Gather, from the data below, each line in which the word "code" occurs.
— Start —
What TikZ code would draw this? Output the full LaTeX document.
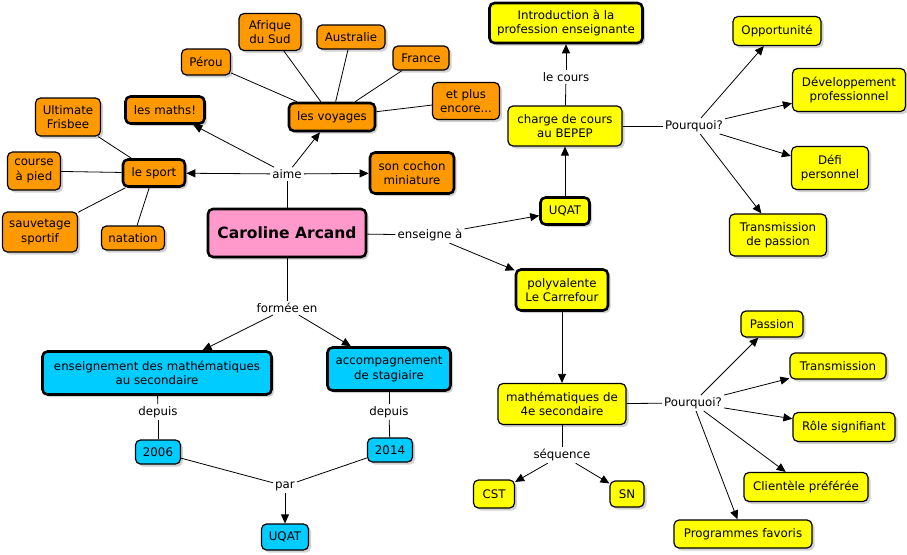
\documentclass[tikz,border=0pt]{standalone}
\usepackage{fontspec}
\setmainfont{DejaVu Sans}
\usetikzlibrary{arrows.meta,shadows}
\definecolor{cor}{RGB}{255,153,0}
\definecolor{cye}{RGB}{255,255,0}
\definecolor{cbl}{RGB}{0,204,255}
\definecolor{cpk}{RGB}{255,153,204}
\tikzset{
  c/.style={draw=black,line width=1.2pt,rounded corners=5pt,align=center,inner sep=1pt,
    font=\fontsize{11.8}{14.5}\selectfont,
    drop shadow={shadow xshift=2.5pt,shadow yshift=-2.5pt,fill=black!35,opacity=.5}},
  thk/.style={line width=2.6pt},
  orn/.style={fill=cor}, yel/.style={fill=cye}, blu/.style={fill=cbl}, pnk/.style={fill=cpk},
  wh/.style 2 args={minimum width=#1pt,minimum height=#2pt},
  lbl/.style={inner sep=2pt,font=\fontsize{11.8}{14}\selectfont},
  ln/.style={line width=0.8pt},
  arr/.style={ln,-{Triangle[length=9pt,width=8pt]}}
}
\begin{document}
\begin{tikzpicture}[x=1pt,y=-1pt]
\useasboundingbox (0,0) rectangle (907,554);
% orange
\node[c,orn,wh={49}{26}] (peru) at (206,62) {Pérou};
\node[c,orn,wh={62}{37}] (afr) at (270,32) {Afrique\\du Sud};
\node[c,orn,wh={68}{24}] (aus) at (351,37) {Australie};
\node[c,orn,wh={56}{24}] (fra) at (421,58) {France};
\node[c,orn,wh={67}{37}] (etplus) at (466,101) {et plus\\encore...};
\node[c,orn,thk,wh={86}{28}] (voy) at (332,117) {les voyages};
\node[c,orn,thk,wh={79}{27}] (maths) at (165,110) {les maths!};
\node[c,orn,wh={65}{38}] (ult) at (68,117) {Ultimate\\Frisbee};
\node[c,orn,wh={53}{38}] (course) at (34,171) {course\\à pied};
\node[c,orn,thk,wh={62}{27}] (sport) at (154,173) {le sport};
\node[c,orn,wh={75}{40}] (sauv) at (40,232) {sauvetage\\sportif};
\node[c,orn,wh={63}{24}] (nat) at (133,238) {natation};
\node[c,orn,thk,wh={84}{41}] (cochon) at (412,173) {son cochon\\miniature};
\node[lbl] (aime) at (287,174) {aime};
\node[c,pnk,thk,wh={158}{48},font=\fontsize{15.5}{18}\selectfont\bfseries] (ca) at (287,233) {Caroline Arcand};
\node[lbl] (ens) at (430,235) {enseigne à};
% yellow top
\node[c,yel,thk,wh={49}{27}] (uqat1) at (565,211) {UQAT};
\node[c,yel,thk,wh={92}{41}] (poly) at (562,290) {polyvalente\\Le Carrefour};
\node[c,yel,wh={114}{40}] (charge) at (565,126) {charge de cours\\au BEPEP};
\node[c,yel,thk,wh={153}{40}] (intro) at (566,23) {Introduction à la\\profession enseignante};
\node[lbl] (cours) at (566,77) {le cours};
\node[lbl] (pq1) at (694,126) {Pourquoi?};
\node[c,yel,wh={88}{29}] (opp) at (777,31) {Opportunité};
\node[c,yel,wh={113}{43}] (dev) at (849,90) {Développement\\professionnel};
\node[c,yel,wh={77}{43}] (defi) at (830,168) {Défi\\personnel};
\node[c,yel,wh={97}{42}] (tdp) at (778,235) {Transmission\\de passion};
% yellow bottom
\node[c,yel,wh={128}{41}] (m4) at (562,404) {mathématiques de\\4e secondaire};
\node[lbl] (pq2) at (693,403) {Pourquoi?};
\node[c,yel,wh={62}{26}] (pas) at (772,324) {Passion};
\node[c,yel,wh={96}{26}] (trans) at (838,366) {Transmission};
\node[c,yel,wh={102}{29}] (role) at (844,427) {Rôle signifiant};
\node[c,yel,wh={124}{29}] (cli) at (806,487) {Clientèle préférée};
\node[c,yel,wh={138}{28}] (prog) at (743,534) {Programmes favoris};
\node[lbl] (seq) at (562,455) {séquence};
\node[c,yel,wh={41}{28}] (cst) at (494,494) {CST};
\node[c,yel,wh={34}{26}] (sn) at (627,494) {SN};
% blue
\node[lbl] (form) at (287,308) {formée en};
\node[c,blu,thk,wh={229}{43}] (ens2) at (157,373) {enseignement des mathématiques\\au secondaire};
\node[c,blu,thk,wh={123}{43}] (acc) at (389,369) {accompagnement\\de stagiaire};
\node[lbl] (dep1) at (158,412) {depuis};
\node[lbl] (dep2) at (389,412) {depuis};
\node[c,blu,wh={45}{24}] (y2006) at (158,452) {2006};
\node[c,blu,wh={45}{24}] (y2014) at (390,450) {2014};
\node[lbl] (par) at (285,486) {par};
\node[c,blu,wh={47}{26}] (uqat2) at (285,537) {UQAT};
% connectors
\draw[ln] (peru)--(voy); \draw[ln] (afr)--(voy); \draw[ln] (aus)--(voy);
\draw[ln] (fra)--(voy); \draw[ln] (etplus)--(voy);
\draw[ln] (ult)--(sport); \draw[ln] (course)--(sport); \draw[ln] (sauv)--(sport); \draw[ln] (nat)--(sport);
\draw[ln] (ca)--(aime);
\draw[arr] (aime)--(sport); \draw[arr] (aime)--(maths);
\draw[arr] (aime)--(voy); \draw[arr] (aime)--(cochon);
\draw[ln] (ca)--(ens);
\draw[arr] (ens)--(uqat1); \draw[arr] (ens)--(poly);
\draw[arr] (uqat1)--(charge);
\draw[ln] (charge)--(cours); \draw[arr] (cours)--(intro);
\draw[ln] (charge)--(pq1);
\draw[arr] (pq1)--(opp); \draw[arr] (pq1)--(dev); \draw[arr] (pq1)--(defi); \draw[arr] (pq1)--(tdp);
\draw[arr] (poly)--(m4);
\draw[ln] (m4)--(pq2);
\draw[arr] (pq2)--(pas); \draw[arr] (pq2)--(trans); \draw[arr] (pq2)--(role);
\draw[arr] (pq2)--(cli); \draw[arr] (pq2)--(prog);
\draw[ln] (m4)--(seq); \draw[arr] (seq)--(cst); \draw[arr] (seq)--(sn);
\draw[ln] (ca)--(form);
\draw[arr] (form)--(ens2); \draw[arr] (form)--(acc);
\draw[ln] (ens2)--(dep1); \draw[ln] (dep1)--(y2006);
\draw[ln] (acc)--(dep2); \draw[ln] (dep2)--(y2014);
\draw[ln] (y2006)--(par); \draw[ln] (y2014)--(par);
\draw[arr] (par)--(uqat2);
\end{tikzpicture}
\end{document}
— End —
— Start —
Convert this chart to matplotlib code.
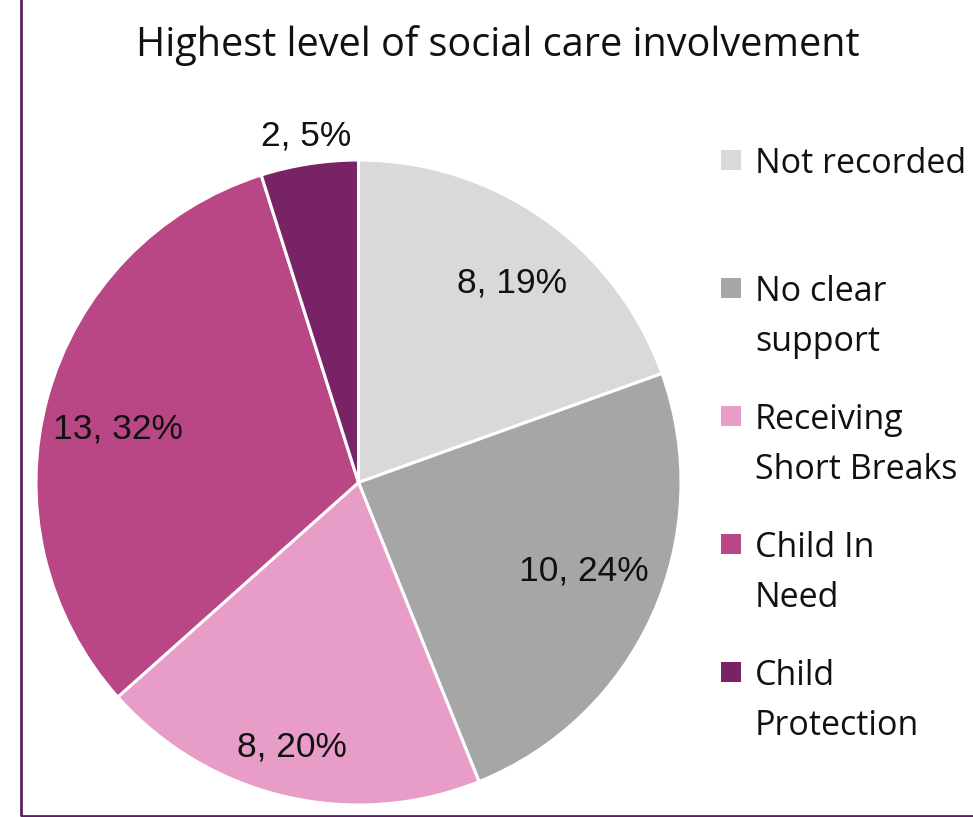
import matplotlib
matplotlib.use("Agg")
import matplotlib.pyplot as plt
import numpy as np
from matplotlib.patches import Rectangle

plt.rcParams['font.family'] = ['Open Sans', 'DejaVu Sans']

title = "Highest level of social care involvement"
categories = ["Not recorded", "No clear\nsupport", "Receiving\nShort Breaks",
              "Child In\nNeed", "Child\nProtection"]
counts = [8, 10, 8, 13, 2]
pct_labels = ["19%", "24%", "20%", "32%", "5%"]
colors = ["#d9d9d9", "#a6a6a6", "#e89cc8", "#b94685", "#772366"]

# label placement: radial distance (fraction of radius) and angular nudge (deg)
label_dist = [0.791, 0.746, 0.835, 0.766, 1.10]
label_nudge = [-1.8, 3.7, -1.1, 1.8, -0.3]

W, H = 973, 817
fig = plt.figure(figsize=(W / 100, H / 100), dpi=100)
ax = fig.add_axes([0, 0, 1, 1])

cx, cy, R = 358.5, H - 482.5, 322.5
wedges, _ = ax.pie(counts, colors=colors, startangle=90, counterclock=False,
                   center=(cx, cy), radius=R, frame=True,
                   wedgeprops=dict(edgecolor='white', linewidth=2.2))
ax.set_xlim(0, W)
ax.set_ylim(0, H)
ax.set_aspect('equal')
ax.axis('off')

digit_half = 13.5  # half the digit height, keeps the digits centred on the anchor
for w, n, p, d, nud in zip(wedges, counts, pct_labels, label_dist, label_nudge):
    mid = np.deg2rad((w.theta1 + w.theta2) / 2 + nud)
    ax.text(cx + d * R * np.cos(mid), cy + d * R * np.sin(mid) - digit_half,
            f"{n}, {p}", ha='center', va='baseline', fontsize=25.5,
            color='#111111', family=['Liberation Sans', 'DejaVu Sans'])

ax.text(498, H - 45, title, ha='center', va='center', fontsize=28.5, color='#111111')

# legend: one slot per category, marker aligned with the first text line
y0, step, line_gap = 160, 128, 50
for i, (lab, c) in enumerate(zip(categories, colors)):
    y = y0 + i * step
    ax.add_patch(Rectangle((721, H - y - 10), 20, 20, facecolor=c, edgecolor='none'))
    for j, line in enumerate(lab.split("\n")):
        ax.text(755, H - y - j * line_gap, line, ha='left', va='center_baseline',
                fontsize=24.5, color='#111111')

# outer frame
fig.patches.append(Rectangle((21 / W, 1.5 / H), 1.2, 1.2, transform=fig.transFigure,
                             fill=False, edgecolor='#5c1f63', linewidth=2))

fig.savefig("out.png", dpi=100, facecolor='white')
— End —
(Full solution):
What TikZ code would draw this? Output the full LaTeX document.
Convert this chart to matplotlib code.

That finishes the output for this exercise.